Frank frunció el entrecejo.

—No toda la inversión es buena para la terraformación, Sax, no lo olvides. Mucho de ese dinero se gasta en otras cosas.

—Pero, verás, la terraformación es una manera de reducir los gastos generales. Siempre habrá un cierto porcentaje de inversión. Quiero pues que el total sea lo más alto posible.

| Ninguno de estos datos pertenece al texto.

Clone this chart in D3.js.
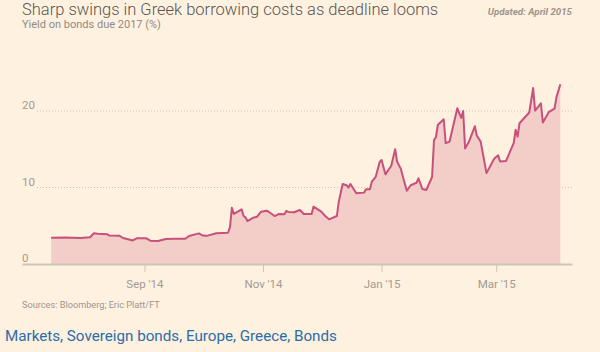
<!DOCTYPE html>
<html>
<head>
<meta charset="utf-8">
<script src="https://cdn.jsdelivr.net/npm/d3@7"></script>
<style>
  body { margin: 0; background: #fff1e0; }
  svg { display: block; font-family: Roboto, "Open Sans", sans-serif; }
</style>
</head>
<body>
<div id="chart"></div>
<script>
// Greek 2017 bond yield (%)
const dates = [
  "2014-07-15","2014-07-22","2014-07-30","2014-08-04","2014-08-06","2014-08-08","2014-08-13","2014-08-14",
  "2014-08-19","2014-08-21","2014-08-26","2014-08-28","2014-09-02","2014-09-04","2014-09-08","2014-09-12",
  "2014-09-17","2014-09-22","2014-09-24","2014-09-29","2014-10-01","2014-10-03","2014-10-08","2014-10-14",
  "2014-10-15","2014-10-16","2014-10-17","2014-10-21","2014-10-22","2014-10-23","2014-10-24","2014-10-27",
  "2014-10-29","2014-10-31","2014-11-03","2014-11-05","2014-11-07","2014-11-09","2014-11-12","2014-11-13",
  "2014-11-14","2014-11-17","2014-11-20","2014-11-22","2014-11-26","2014-11-27","2014-12-01","2014-12-03",
  "2014-12-05","2014-12-09","2014-12-10","2014-12-12","2014-12-14","2014-12-15","2014-12-16","2014-12-19",
  "2014-12-23","2014-12-24","2014-12-26","2014-12-27","2014-12-29","2014-12-31","2015-01-01","2015-01-03",
  "2015-01-06","2015-01-08","2015-01-09","2015-01-11","2015-01-12","2015-01-14","2015-01-16","2015-01-19",
  "2015-01-20","2015-01-22","2015-01-24","2015-01-27","2015-01-28","2015-01-29","2015-01-30","2015-02-02",
  "2015-02-03","2015-02-05","2015-02-09","2015-02-11","2015-02-12","2015-02-13","2015-02-15","2015-02-18",
  "2015-02-19","2015-02-21","2015-02-24","2015-02-28","2015-03-02","2015-03-03","2015-03-06","2015-03-10",
  "2015-03-11","2015-03-12","2015-03-13","2015-03-18","2015-03-20","2015-03-21","2015-03-24","2015-03-25",
  "2015-03-28","2015-03-31","2015-04-01","2015-04-03"
];
const yields = [
  3.44, 3.45, 3.40, 3.49, 4.01, 3.96, 3.88, 3.72,
  3.70, 3.40, 3.08, 3.36, 3.36, 3.05, 3.01, 3.27,
  3.30, 3.30, 3.66, 4.00, 3.72, 3.68, 4.01, 4.09,
  4.80, 7.36, 6.54, 7.15, 6.27, 6.10, 5.62, 6.05,
  6.18, 6.84, 6.97, 6.63, 6.27, 6.53, 6.50, 6.93,
  6.80, 6.76, 7.06, 6.53, 6.53, 7.50, 6.84, 6.27,
  5.84, 6.27, 8.15, 10.46, 10.30, 10.00, 10.46, 9.24,
  9.33, 9.76, 9.76, 10.76, 11.40, 13.30, 13.60, 11.72,
  12.85, 15.00, 13.40, 12.40, 11.40, 9.57, 10.30, 10.62,
  11.20, 9.80, 9.67, 11.37, 16.20, 16.60, 18.20, 18.92,
  15.80, 16.00, 20.35, 19.10, 20.00, 15.10, 16.00, 18.00,
  16.80, 16.00, 11.88, 13.80, 14.20, 13.40, 13.46, 15.80,
  17.55, 16.65, 18.40, 19.80, 23.00, 20.05, 21.00, 18.50,
  19.85, 20.30, 21.80, 23.50
];
const xDomain = ["2014-06-30", "2015-04-09"];
const xTicks = ["2014-09-01", "2014-11-01", "2015-01-01", "2015-03-01"];
const yTicks = [0, 10, 20];

const parse = d3.timeParse("%Y-%m-%d");
const data = dates.map((d, i) => ({date: parse(d), value: yields[i]}));

const W = 600, H = 352;
const plot = {left: 22, right: 572, top: 111, bottom: 264};

const svg = d3.select("#chart")
    .append("svg")
    .attr("width", W)
    .attr("height", H);

svg.append("rect").attr("width", W).attr("height", H).attr("fill", "#fff1e0");

const x = d3.scaleTime()
    .domain(xDomain.map(parse))
    .range([plot.left, plot.right]);

const y = d3.scaleLinear()
    .domain([0, 20])
    .range([plot.bottom, plot.top]);

// Gridlines + y labels
const grid = svg.append("g");
grid.selectAll("line")
    .data(yTicks.filter(d => d > 0))
    .enter().append("line")
    .attr("x1", 37).attr("x2", plot.right)
    .attr("y1", d => y(d)).attr("y2", d => y(d))
    .attr("stroke", "#cfc4b8")
    .attr("stroke-dasharray", "1,2");
grid.selectAll("text")
    .data(yTicks)
    .enter().append("text")
    .attr("x", plot.left)
    .attr("y", d => y(d) - 2)
    .attr("font-size", 11.5)
    .attr("fill", "#a19b95")
    .text(d => d);

// Area + line
svg.append("path")
    .datum(data)
    .attr("fill", "#f3cdc7")
    .attr("d", d3.area()
        .x(d => x(d.date))
        .y0(y(0))
        .y1(d => y(d.value)));

svg.append("path")
    .datum(data)
    .attr("fill", "none")
    .attr("stroke", "#c8507b")
    .attr("stroke-width", 2)
    .attr("stroke-linejoin", "round")
    .attr("d", d3.line()
        .x(d => x(d.date))
        .y(d => y(d.value)));

// X axis
const xAxis = svg.append("g")
    .attr("transform", `translate(0,${plot.bottom})`)
    .call(d3.axisBottom(x)
        .tickValues(xTicks.map(parse))
        .tickFormat(d3.timeFormat("%b '%y"))
        .tickSize(8)
        .tickSizeOuter(0));
xAxis.select(".domain").attr("stroke", "#cdc5ba").attr("stroke-width", 2);
xAxis.selectAll(".tick line").attr("stroke", "#cdc5ba");
xAxis.selectAll(".tick text")
    .attr("y", 16)
    .attr("dy", "0.72em")
    .attr("font-size", 11.5)
    .attr("font-family", "Roboto, sans-serif")
    .attr("fill", "#a19b95");

// Titles and notes
svg.append("text")
    .attr("x", 22).attr("y", 15)
    .attr("font-size", 16.5)
    .attr("font-weight", 300)
    .attr("fill", "#5a5552")
    .text("Sharp swings in Greek borrowing costs as deadline looms");

svg.append("text")
    .attr("x", 22).attr("y", 28)
    .attr("font-size", 11)
    .attr("fill", "#8f8a85")
    .text("Yield on bonds due 2017 (%)");

svg.append("text")
    .attr("x", 572).attr("y", 15)
    .attr("text-anchor", "end")
    .attr("font-size", 9.7)
    .attr("font-style", "italic")
    .attr("font-weight", "bold")
    .attr("fill", "#9c968f")
    .text("Updated: April 2015");

svg.append("text")
    .attr("x", 22).attr("y", 308)
    .attr("font-size", 9.2)
    .attr("fill", "#9c968f")
    .text("Sources: Bloomberg; Eric Platt/FT");

svg.append("text")
    .attr("x", 5).attr("y", 341)
    .attr("font-size", 15.2)
    .attr("fill", "#2b6ca8")
    .text("Markets, Sovereign bonds, Europe, Greece, Bonds");
</script>
</body>
</html>
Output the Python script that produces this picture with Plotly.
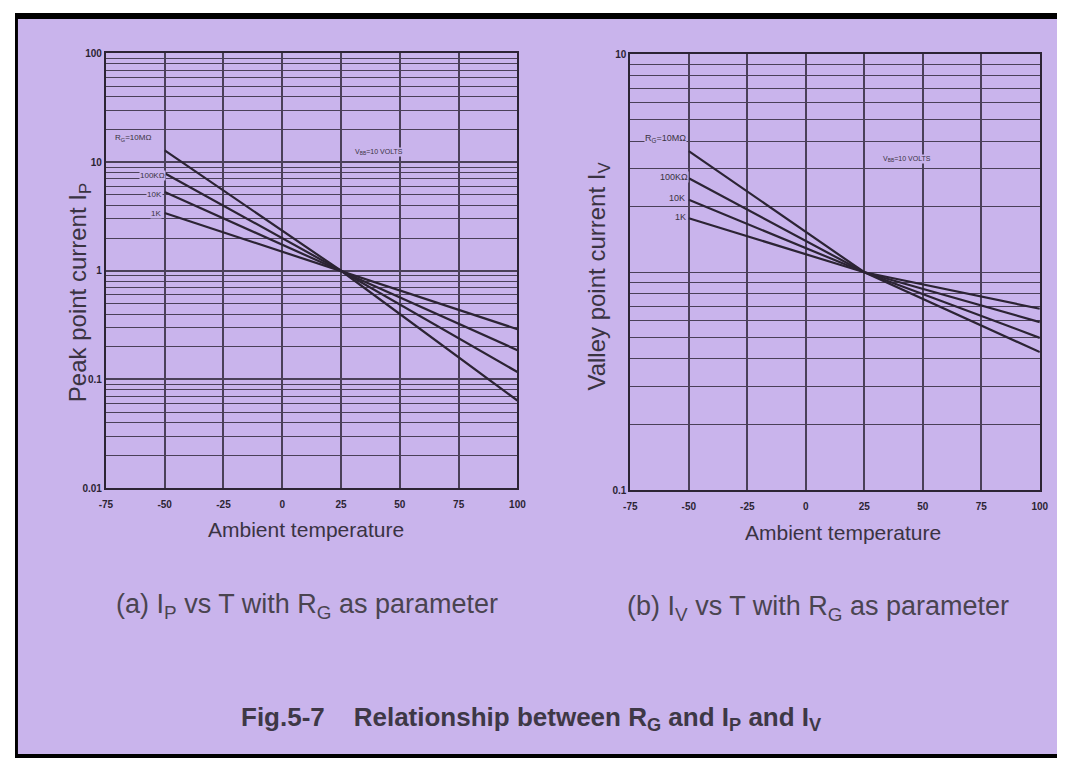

—Los beneficios reales sólo pueden calcularse si se conocen los costes reales —dijo Frank—. Todos los costes reales. La economía terrana nunca se preocupó por eso, pero tú eres un científico. Tienes que evaluar no sólo los deterioros ecológicos de un aumento demográfico, sino también los posibles beneficios para la terraformacion. Mejor es aumentar la inversión dedicada a la terraformación, que un compromiso y tomar un porcentaje de un total que de todas maneras trabaja contra ella.

Sax hizo una mueca.

—Es precioso oírte hablar contra los compromisos después de los cuatro meses pasados. De todas maneras sigo pensando que es mejor un aumento que un porcentaje del total. Los costes ambientales son insignificantes. Bien manejados pueden convertirse en beneficios. Una economía puede medirse en terawatios o kilocalorías como solía decir John. Y eso es energía. Y aquí podemos usar cualquier clase de energía, incluso la de un montón de cuerpos. Los cuerpos son sólo más trabajo, muy versátil, muy energéticos.

—Costes reales, Sax. Todo. Sigues intentando jugar con la economía, pero la economía no se parece a la física, sino a la política. Piensa en lo que ocurrirá cuando millones de emigrantes desplazados lleguen aquí, con todos sus virus, biológicos y psíquicos. Tal vez se unan a Arkadi o a Ann, ¿se te ha ocurrido pensarlo? ¡Epidemias que podrían aplastar todo tu sistema! Caramba, ¿es que el grupo de Acheron no ha intentado enseñarte biología? ¡Piénsalo, Sax! No se trata de mecánica. Es ecología. Y es una ecología frágil y dirigida, que debe ser dirigida.

—Quizá —dijo Sax. Reconoció la frase: era uno de los tópicos de John. Durante un minuto perdió el hilo de lo que decía Sax-…además, este tratado no traerá tantos cambios. Las transnacionales que quieran invertir encontrarán como hacerlo. Adoptarán una nueva bandera de conveniencia y parecerá que cierto país reclama sus derechos aquí, exactamente según las cuotas del tratado. Pero detrás habrá dinero de una transnacional. Ocurrirán muchas cosas de ese estilo, Frank. Sabes de política, ¿no? ¿Y también de economía?

—Quizá —dijo Frank con brusquedad, irritado. Y se alejó.

Mas tarde visitó un barrio alto del valle, aún en construcción. Se dio la vuelta y miro hacia el valle. Estaba bien situado, eso era incuestionable. Desde allí los dos lados del valle eran mucho mas visibles, desde cualquier punto se tenia una gran visión. De pronto el ordenador de muñeca emitió un Bip ; contestó y vio el rostro de Ann.

—¿Qué quieres ahora? Imagino que tú también piensas que te he vendido. Que he dejado que las hordas invadan tu campo de juegos. Ella sonrió.

—No. Hiciste lo mejor que se podía hacer, vista la situación. Eso es lo que quería decirte.

La pantalla se apagó.

—Fantástico —dijo Frank en voz alta—. Toda la gente de dos mundos está contra mí, menos Ann Clayborne. —Rió con amargura y siguió caminando.